Having a secretary is optional for private limited companies, although it’s still a requirement for public companies to appoint a suitably qualified company secretary. In this article we’ll go over what a company secretary will normally do for a limited company, and how this is different to a director.
What does a company director do?
Directors are responsible for managing the company, and it’s their job to make decisions in its best interests. It’s also up to the directors to make sure the company complies with its legal obligations, and doesn’t miss deadlines such as submitting the Company Tax Return or annual accounts.

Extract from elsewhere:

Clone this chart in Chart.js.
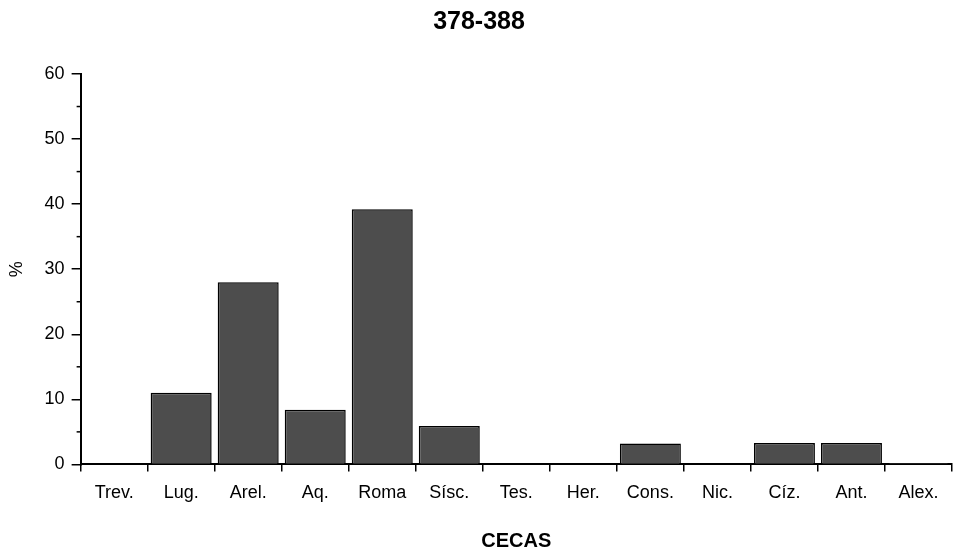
<!DOCTYPE html>
<html>
<head>
<meta charset="utf-8">
<script src="https://cdn.jsdelivr.net/npm/chart.js@4"></script>
<style>
  html, body { margin: 0; padding: 0; background: #fff; }
  #wrap { width: 961px; height: 554px; }
</style>
</head>
<body>
<div id="wrap"><canvas id="chart"></canvas></div>
<script>
// Mints (cecas) and share of coins, 378-388
const cecas = ['Trev.', 'Lug.', 'Arel.', 'Aq.', 'Roma', 'Sísc.', 'Tes.', 'Her.', 'Cons.', 'Nic.', 'Cíz.', 'Ant.', 'Alex.'];
const percent = [0, 11, 28, 8.4, 39.2, 5.9, 0, 0, 3.2, 0, 3.3, 3.3, 0.2];
const yTicks = [0, 10, 20, 30, 40, 50, 60];

const FONT = "'Liberation Sans', Arial, Helvetica, sans-serif";

// short minor ticks at the 5s on the y axis
const minorTicks = {
    id: 'minorTicks',
    afterDraw(chart) {
        const y = chart.scales.y, ctx = chart.ctx;
        const x0 = chart.chartArea.left;
        ctx.save();
        ctx.strokeStyle = '#000';
        ctx.lineWidth = 1.5;
        for (let v = 5; v < 60; v += 10) {
            const py = y.getPixelForValue(v);
            ctx.beginPath();
            ctx.moveTo(x0 - 4, py);
            ctx.lineTo(x0, py);
            ctx.stroke();
        }
        ctx.restore();
    }
};

new Chart(document.getElementById('chart'), {
    type: 'bar',
    data: {
        labels: cecas,
        datasets: [{
            data: percent,
            backgroundColor: '#4d4d4d',
            borderColor: '#000',
            borderWidth: 1.5,
            categoryPercentage: 1,
            barPercentage: 0.91
        }]
    },
    options: {
        responsive: true,
        maintainAspectRatio: false,
        animation: false,
        layout: { padding: { left: 6, right: 9, top: 2, bottom: 1 } },
        plugins: {
            legend: { display: false },
            tooltip: { enabled: false },
            title: {
                display: true,
                text: '378-388',
                color: '#000',
                font: { family: FONT, size: 25, weight: 'bold' },
                padding: { top: 5, bottom: 37 }
            }
        },
        scales: {
            x: {
                offset: true,
                grid: { display: true, drawOnChartArea: false, offset: true, color: '#000', lineWidth: 1.5, tickLength: 7 },
                border: { display: true, color: '#000', width: 2 },
                ticks: { color: '#000', font: { family: FONT, size: 18 }, padding: 11, maxRotation: 0, autoSkip: false },
                title: {
                    display: true, text: 'CECAS', color: '#000',
                    font: { family: FONT, size: 20, weight: 'bold' },
                    padding: { top: 14, bottom: 0 }
                }
            },
            y: {
                min: 0, max: 60,
                afterBuildTicks: scale => { scale.ticks = yTicks.map(v => ({ value: v })); },
                grid: { display: true, drawOnChartArea: false, color: '#000', lineWidth: 1.5, tickLength: 9 },
                border: { display: true, color: '#000', width: 2 },
                ticks: { color: '#000', font: { family: FONT, size: 18 }, padding: 7 },
                title: {
                    display: true, text: '%', color: '#000',
                    font: { family: FONT, size: 18 },
                    padding: { top: 0, bottom: 10 }
                }
            }
        }
    },
    plugins: [minorTicks]
});
</script>
</body>
</html>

What does a company secretary do?
If you have one, the role of a company secretary can vary. They’ll often be responsible for providing advice and guidance about the governance of the company as well as more broadly administrative tasks. Again, this can be very varied, but might include:
- Keeping records about who is involved in the business, such as directors and shareholders, and their rights and responsibilities
- Submitting reports and accounts
- Arranging the company’s Annual General Meeting, giving proper notice, and circulating any documents before or after it takes place
- Working with directors to make sure they’re compliant with both corporate legislation as well as the company’s own articles of association
Who can be a company secretary?
There were originally restrictions that meant sole directors were unable to act as company secretary but this is no longer the case for private companies. Nowadays anyone (within reason!) can be a secretary in a private company, though it’s the directors’ responsibility to choose someone with knowledge and experience for the job.
In public companies the company secretary must be someone with a professional qualification or membership to a proper governing body, such as an accountant or solicitor.